**WORK REQUIRED:**
Retype the opening lines of the data exactly, stopping after the line that contains "const fitting = [0.01, 0.15, 0.27, 1.65, 1.85, 4.25, 3.23];". Skip every picture.

— Start —

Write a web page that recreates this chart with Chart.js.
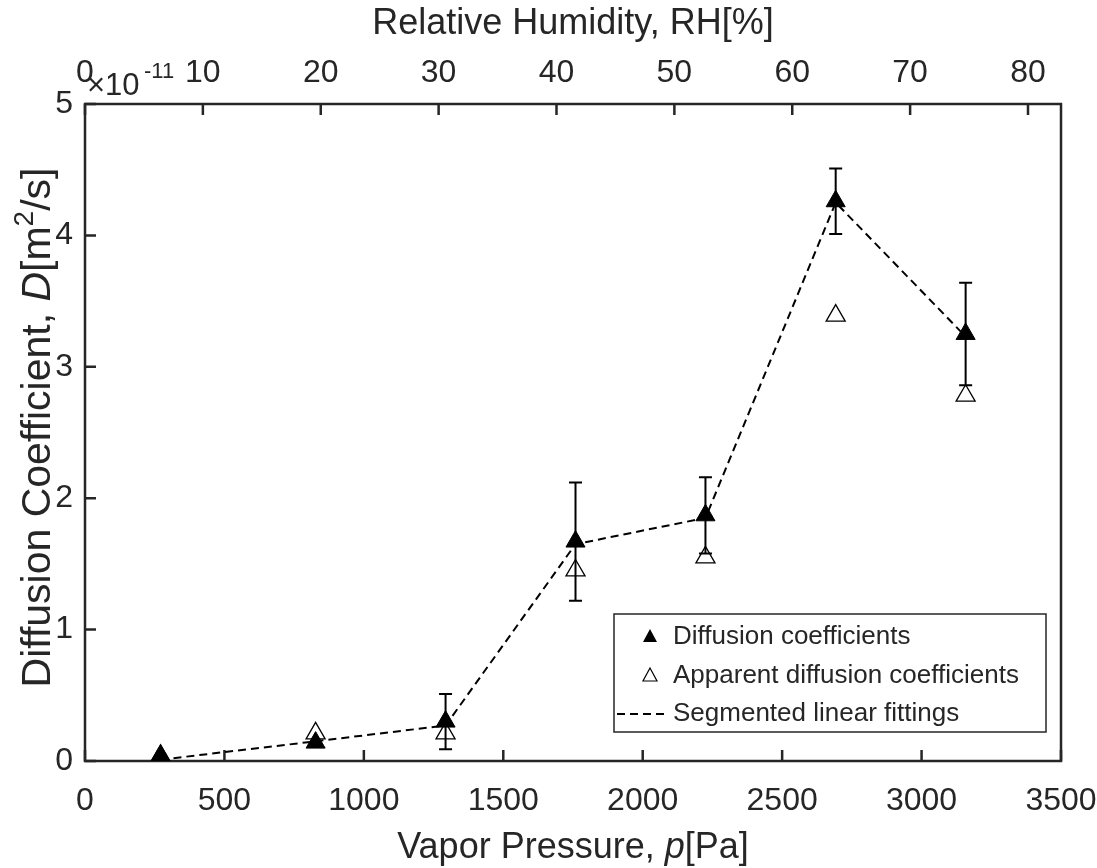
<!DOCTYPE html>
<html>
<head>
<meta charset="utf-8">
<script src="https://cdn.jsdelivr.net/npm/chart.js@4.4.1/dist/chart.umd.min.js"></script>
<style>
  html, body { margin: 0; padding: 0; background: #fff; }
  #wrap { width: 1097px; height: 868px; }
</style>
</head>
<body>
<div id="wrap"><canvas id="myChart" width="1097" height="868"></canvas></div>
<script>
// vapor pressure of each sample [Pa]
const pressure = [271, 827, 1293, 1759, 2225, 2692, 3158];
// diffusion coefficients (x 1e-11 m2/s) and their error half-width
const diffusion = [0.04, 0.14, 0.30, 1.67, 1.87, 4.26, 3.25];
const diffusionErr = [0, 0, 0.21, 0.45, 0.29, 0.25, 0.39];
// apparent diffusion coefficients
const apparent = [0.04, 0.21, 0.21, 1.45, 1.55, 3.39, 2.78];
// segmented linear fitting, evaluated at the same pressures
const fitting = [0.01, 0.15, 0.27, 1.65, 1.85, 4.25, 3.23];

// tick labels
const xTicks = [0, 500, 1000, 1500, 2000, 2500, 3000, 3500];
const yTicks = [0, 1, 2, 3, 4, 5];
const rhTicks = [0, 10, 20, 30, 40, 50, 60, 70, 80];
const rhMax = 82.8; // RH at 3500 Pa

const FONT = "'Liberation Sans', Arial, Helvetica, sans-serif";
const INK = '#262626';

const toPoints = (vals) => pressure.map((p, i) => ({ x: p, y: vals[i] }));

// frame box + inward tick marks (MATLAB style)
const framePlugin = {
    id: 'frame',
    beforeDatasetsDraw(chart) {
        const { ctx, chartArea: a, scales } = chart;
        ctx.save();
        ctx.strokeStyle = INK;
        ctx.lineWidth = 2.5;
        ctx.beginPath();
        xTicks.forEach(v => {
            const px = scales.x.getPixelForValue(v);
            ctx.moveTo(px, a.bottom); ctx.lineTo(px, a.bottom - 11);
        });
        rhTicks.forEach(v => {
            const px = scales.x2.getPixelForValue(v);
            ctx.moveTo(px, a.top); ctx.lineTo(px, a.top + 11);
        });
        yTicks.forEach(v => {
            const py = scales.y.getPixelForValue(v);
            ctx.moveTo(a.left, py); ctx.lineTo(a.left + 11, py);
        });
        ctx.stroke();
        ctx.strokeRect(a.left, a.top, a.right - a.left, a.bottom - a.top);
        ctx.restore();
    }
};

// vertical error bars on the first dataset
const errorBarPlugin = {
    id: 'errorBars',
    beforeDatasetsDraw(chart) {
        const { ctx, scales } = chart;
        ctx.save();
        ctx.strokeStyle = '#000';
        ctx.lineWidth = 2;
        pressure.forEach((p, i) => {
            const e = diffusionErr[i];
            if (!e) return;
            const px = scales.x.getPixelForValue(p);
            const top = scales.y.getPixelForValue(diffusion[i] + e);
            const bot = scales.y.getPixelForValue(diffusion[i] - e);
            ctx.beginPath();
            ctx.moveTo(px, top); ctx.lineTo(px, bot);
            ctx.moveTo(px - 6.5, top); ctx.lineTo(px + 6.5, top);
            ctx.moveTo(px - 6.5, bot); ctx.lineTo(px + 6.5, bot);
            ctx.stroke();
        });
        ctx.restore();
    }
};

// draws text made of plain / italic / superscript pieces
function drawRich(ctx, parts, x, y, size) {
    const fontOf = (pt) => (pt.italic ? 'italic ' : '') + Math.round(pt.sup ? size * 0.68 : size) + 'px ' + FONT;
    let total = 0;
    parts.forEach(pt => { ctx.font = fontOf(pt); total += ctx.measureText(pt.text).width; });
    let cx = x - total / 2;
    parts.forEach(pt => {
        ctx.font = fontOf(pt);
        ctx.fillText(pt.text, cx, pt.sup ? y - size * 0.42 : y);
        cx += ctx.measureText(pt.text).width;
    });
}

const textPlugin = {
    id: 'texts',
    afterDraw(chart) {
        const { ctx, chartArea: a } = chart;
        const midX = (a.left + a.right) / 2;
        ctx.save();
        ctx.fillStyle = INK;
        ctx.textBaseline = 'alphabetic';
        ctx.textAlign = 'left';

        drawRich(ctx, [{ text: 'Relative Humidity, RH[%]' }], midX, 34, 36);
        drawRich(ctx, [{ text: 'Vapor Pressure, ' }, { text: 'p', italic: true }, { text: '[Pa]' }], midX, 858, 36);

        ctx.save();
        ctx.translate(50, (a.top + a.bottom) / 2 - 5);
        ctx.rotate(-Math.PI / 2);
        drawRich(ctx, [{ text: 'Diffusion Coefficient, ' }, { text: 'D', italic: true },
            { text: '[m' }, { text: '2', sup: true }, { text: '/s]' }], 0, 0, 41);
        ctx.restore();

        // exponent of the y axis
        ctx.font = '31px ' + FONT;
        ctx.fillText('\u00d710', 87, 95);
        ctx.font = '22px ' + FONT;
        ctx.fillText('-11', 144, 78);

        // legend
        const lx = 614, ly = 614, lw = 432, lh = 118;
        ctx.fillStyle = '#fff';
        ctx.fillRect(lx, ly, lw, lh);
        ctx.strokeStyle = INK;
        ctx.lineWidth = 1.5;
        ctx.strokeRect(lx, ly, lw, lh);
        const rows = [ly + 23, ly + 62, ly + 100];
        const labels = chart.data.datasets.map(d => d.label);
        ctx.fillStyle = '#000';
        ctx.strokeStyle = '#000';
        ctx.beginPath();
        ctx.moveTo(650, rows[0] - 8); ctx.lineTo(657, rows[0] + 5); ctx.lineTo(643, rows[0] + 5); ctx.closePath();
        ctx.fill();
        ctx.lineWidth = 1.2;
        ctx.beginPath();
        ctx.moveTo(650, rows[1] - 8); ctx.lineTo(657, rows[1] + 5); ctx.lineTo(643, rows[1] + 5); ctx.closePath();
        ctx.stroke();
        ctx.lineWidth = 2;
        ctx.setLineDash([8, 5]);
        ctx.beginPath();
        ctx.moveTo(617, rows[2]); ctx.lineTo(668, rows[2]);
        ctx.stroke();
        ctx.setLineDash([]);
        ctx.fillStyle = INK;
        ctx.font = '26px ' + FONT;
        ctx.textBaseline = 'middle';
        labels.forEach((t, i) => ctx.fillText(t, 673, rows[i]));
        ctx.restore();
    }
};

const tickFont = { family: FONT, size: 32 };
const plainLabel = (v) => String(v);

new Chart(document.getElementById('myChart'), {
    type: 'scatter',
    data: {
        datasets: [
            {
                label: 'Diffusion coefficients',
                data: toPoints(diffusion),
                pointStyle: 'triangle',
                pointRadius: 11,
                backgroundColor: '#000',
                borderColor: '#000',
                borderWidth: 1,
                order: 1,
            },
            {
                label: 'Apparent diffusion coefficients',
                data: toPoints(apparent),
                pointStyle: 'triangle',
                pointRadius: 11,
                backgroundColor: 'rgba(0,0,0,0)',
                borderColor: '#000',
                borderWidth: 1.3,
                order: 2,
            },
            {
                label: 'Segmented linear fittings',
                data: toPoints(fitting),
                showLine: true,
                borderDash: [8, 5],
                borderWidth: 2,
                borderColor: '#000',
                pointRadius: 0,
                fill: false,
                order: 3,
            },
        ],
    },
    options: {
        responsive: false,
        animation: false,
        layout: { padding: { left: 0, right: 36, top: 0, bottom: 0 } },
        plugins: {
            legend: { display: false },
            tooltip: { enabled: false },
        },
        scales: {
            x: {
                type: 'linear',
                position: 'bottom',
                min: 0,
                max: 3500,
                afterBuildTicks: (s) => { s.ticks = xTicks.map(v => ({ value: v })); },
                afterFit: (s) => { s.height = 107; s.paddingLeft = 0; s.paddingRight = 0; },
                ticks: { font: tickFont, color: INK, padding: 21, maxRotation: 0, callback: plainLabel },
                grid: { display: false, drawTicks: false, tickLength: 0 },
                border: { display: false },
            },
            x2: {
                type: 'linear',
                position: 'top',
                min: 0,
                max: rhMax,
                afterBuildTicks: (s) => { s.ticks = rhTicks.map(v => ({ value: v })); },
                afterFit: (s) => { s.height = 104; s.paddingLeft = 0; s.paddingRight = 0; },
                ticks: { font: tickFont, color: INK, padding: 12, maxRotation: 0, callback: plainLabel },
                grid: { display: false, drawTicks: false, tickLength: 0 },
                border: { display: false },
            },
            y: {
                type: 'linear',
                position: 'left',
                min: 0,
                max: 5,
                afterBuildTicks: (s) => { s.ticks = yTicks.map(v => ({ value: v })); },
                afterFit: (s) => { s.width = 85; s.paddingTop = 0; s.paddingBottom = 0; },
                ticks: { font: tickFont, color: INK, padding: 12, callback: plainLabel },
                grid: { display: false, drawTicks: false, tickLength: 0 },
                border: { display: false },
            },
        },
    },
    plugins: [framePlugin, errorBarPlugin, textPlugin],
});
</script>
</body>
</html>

— End —

**SOLUTION:**
Write a web page that recreates this chart with Chart.js.
<!DOCTYPE html>
<html>
<head>
<meta charset="utf-8">
<script src="https://cdn.jsdelivr.net/npm/chart.js@4.4.1/dist/chart.umd.min.js"></script>
<style>
  html, body { margin: 0; padding: 0; background: #fff; }
  #wrap { width: 1097px; height: 868px; }
</style>
</head>
<body>
<div id="wrap"><canvas id="myChart" width="1097" height="868"></canvas></div>
<script>
// vapor pressure of each sample [Pa]
const pressure = [271, 827, 1293, 1759, 2225, 2692, 3158];
// diffusion coefficients (x 1e-11 m2/s) and their error half-width
const diffusion = [0.04, 0.14, 0.30, 1.67, 1.87, 4.26, 3.25];
const diffusionErr = [0, 0, 0.21, 0.45, 0.29, 0.25, 0.39];
// apparent diffusion coefficients
const apparent = [0.04, 0.21, 0.21, 1.45, 1.55, 3.39, 2.78];
// segmented linear fitting, evaluated at the same pressures
const fitting = [0.01, 0.15, 0.27, 1.65, 1.85, 4.25, 3.23];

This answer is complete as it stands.